- 50
Yang Guoxin B. 1951
Description
- Yang Guoxin
- Twelve Faces of a Woman
Mixed media on skill screen, framed
Catalogue Note
While many of the artists who make up the Political Pop movement that drove contemporary art in China through the early 1990s have been compared to Andy Warhol, only Yang Guoxin has truly brought silkscreening-that staple of the Warholian vocabulary-into the Chinese context. His compositions in the early 1990s drew on the political iconography of the moment, incorporating current newspapers and news photographs along with more iconic images such as the face of Chairman Mao. The present work, entitled "Twelve Faces of a Woman," frames two images taken from news photographs of Mao's last wife Jiang Qing, each repeated six times. In the first image, depicting Jiang speaking into broadcasting microphones, Yang has in places darkened her face and clothing with red paint. In the lower image, which shows Jiang clapping (presumably at some political declaration), he has positioned the repetitions such that her hands touching hands face alternately left and right-a less-than-subtle riff on the political vicissitudes which labeled artists and intellectuals as leftists or rightists during the Maoist era.

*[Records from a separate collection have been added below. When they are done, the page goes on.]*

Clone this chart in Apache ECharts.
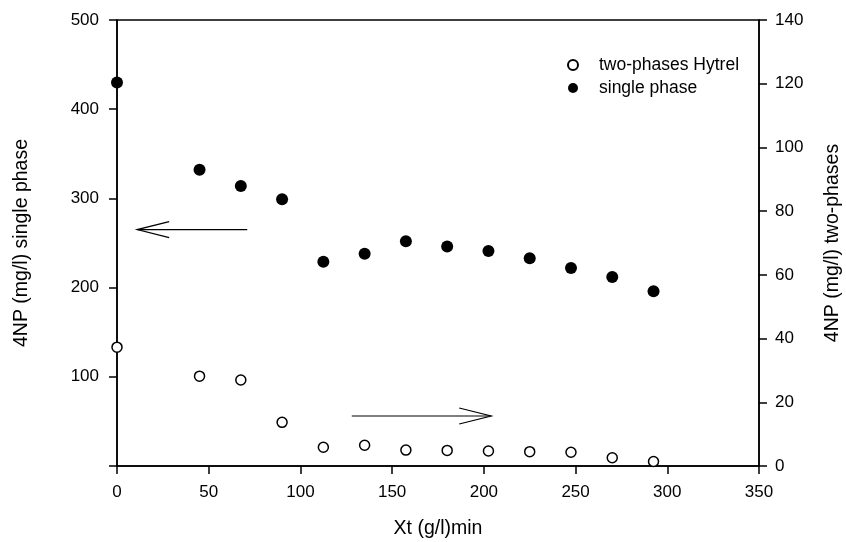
<!DOCTYPE html>
<html>
<head>
<meta charset="utf-8">
<script src="https://cdn.jsdelivr.net/npm/echarts@6/dist/echarts.min.js"></script>
<style>
  html, body { margin: 0; padding: 0; background: #fff; }
  #chart { width: 846px; height: 542px; }
</style>
</head>
<body>
<div id="chart"></div>
<script>
// x values, Xt (g/l)min
var xt = [0, 45, 67.5, 90, 112.5, 135, 157.5, 180, 202.5, 225, 247.5, 270, 292.5];
// single phase, left axis
var singlePhase = [430, 332, 314, 299, 229, 238, 252, 246, 241, 233, 222, 212, 196];
// two-phases Hytrel, right axis
var twoPhases = [37.3, 28.2, 27.0, 13.7, 5.9, 6.5, 5.0, 4.9, 4.7, 4.5, 4.3, 2.6, 1.4];

var xTicks = [0, 350, 50];
var leftTicks = [0, 500, 100];
var rightTicks = [0, 140, 20];

function pairs(xs, ys) {
    var out = [];
    for (var i = 0; i < xs.length; i++) out.push([xs[i], ys[i]]);
    return out;
}

var font = '"Liberation Sans", Arial, sans-serif';
var chart = echarts.init(document.getElementById('chart'));

var axisCommon = {
    axisLine: { show: true, onZero: false, lineStyle: { color: '#000', width: 1.5 } },
    axisTick: { show: true, inside: false, length: 8, lineStyle: { color: '#000', width: 1.5 } },
    splitLine: { show: false },
    nameLocation: 'middle',
    nameTextStyle: { color: '#000', fontSize: 19.5, fontFamily: font }
};

var option = {
    animation: false,
    backgroundColor: '#fff',
    grid: {
        left: 117, right: 87, top: 20, bottom: 76,
        containLabel: false,
        outerBoundsMode: 'none',
        show: true, borderColor: '#000', borderWidth: 1.5
    },
    legend: {
        orient: 'vertical',
        left: 562, top: 51,
        itemWidth: 10, itemHeight: 10, itemGap: 5,
        textStyle: { color: '#000', fontSize: 17.5, fontFamily: font, padding: [0, 0, 0, 16] },
        data: ['two-phases Hytrel', 'single phase']
    },
    xAxis: Object.assign({}, axisCommon, {
        type: 'value',
        min: xTicks[0], max: xTicks[1], interval: xTicks[2],
        name: 'Xt (g/l)min', nameGap: 53,
        axisLabel: { color: '#000', fontSize: 17, fontFamily: font, margin: 18 }
    }),
    yAxis: [
        Object.assign({}, axisCommon, {
            type: 'value', position: 'left',
            min: leftTicks[0], max: leftTicks[1], interval: leftTicks[2],
            name: '4NP (mg/l) single phase', nameGap: 85,
            axisLabel: {
                color: '#000', fontSize: 17, fontFamily: font, margin: 18,
                formatter: function(v) { return v === 0 ? '' : v; }
            }
        }),
        Object.assign({}, axisCommon, {
            type: 'value', position: 'right',
            min: rightTicks[0], max: rightTicks[1], interval: rightTicks[2],
            name: '4NP (mg/l) two-phases', nameGap: 64,
            axisLabel: { color: '#000', fontSize: 17, fontFamily: font, margin: 16 }
        })
    ],
    series: [
        {
            name: 'two-phases Hytrel',
            type: 'scatter',
            yAxisIndex: 1,
            symbol: 'circle',
            symbolSize: 10,
            itemStyle: { color: '#fff', borderColor: '#000', borderWidth: 1.5, opacity: 1 },
            data: pairs(xt, twoPhases)
        },
        {
            name: 'single phase',
            type: 'scatter',
            yAxisIndex: 0,
            symbol: 'circle',
            symbolSize: 12,
            itemStyle: { color: '#000', opacity: 1 },
            data: pairs(xt, singlePhase)
        }
    ]
};
chart.setOption(option);

// arrows pointing at the axis each series belongs to
function arrow(from, to, axisIdx) {
    var a = chart.convertToPixel({ xAxisIndex: 0, yAxisIndex: axisIdx }, from);
    var b = chart.convertToPixel({ xAxisIndex: 0, yAxisIndex: axisIdx }, to);
    var dir = b[0] > a[0] ? -1 : 1;
    var style = { stroke: '#000', lineWidth: 1.2, fill: null };
    return [
        { type: 'polyline', shape: { points: [a, b] }, style: style },
        { type: 'polyline', shape: { points: [[b[0] + dir * 32, b[1] - 8], b, [b[0] + dir * 32, b[1] + 8]] }, style: style }
    ];
}
chart.setOption({
    graphic: arrow([71, 265], [11, 265], 0).concat(arrow([128, 15.7], [204, 15.7], 1))
});
</script>
</body>
</html>
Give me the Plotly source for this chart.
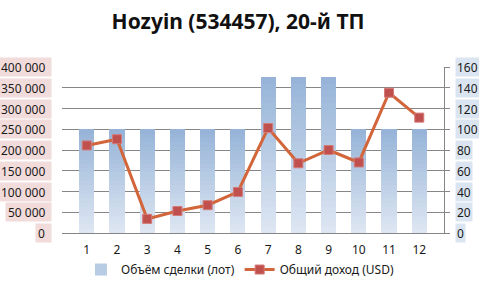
import plotly.graph_objects as go

categories = ["1", "2", "3", "4", "5", "6", "7", "8", "9", "10", "11", "12"]
volume_lots = [100, 100, 100, 100, 100, 100, 150, 150, 150, 100, 100, 100]
income_usd = [211000, 226000, 34000, 53000, 67000, 99000, 253000, 168000, 200000, 170000, 338000, 278000]
left_ticks = [0, 50000, 100000, 150000, 200000, 250000, 300000, 350000, 400000]
right_ticks = [0, 20, 40, 60, 80, 100, 120, 140, 160]
title_text = "Hozyin (534457), 20-й ТП"
bar_name = "Объём сделки (лот)"
line_name = "Общий доход (USD)"

FONT = "Noto Sans"
top_rgb = (149, 179, 215)
bot_rgb = (223, 231, 243)
N = 24

fig = go.Figure()
for i in range(N):
    t = (i + 0.5) / N
    c = tuple(round(bot_rgb[k] + (top_rgb[k] - bot_rgb[k]) * t) for k in range(3))
    fig.add_trace(go.Bar(
        x=categories, y=[v / N for v in volume_lots],
        marker=dict(color="rgb(%d,%d,%d)" % c, line=dict(width=0)),
        name=bar_name, legendgroup="bars",
        showlegend=(i == N // 2), legendrank=1,
        yaxis="y", hoverinfo="skip",
    ))

fig.add_trace(go.Scatter(
    x=categories, y=income_usd, name=line_name, yaxis="y2",
    mode="lines+markers", legendrank=2,
    line=dict(color="#d2653a", width=3),
    marker=dict(symbol="square", size=9, color="#c0504d",
                line=dict(color="#d47a78", width=1)),
))

annotations = []
for v in left_ticks:
    s = "{:,}".format(v).replace(",", "\u00a0")
    annotations.append(dict(
        x=0, xref="paper", y=v, yref="y2", xanchor="right", yanchor="middle",
        xshift=-10, text=s + "\u2009\u2009", showarrow=False,
        bgcolor="#f2dcdb", borderpad=2, height=14,
        font=dict(family=FONT, size=12, color="#1a1a1a"),
    ))
for v in right_ticks:
    annotations.append(dict(
        x=1, xref="paper", y=v, yref="y", xanchor="left", yanchor="middle",
        xshift=11, text=str(v), showarrow=False,
        bgcolor="#dbe5f1", borderpad=1, height=16,
        font=dict(family=FONT, size=12, color="#1a1a1a"),
    ))

fig.update_layout(
    width=479, height=287,
    margin=dict(l=62, r=35, t=67, b=54, autoexpand=False),
    paper_bgcolor="white", plot_bgcolor="white",
    barmode="stack", bargap=0.5,
    title=dict(text="<b>" + title_text + "</b>", x=0.497, xref="container", xanchor="center",
               y=0.925, yanchor="middle",
               font=dict(family=FONT, size=21, color="#111111")),
    font=dict(family=FONT, size=12, color="#1a1a1a"),
    xaxis=dict(type="category", showgrid=False, showline=True, linecolor="#868686",
               linewidth=1, ticks="", tickfont=dict(family=FONT, size=12),
               ticklabelstandoff=6),
    yaxis=dict(side="right", range=[0, 160], tickvals=right_ticks,
               showticklabels=False, showgrid=True, gridcolor="#868686", gridwidth=1,
               showline=True, linecolor="#868686", ticks="outside", ticklen=5,
               tickcolor="#868686", zeroline=False),
    yaxis2=dict(side="left", overlaying="y", range=[0, 400000], tickvals=left_ticks,
                showticklabels=False, showgrid=False, showline=False, zeroline=False),
    legend=dict(orientation="h", x=0.466, xanchor="center", y=-0.22, yanchor="middle",
                font=dict(family=FONT, size=12), traceorder="normal",
                itemwidth=30, tracegroupgap=0),
    annotations=annotations,
    showlegend=True,
)

fig.write_html("out.html")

Yang's work takes an interest in the formal and conceptual properties of socialist visual language, and in the artistic level at which the Warholian critique of mass culture becomes possible in a society where the masses were once predominant. He is, at heart, a sophisticate and an aesthete his compositions knowing winks at the Pop legacy rather than unthinking imitations of foreign forms. His playful and experimental tone distinguishes himself from better-known contemporaries, who seem to revel more in the political gesture of subverting established icons. Yang Guoxin thus brings us even closer to the literal meaning of "political pop," truly fusing the inherited pictorial traditions of the People's Republic with an international visual language that foreshadows the contemporary Chinese style then in the making.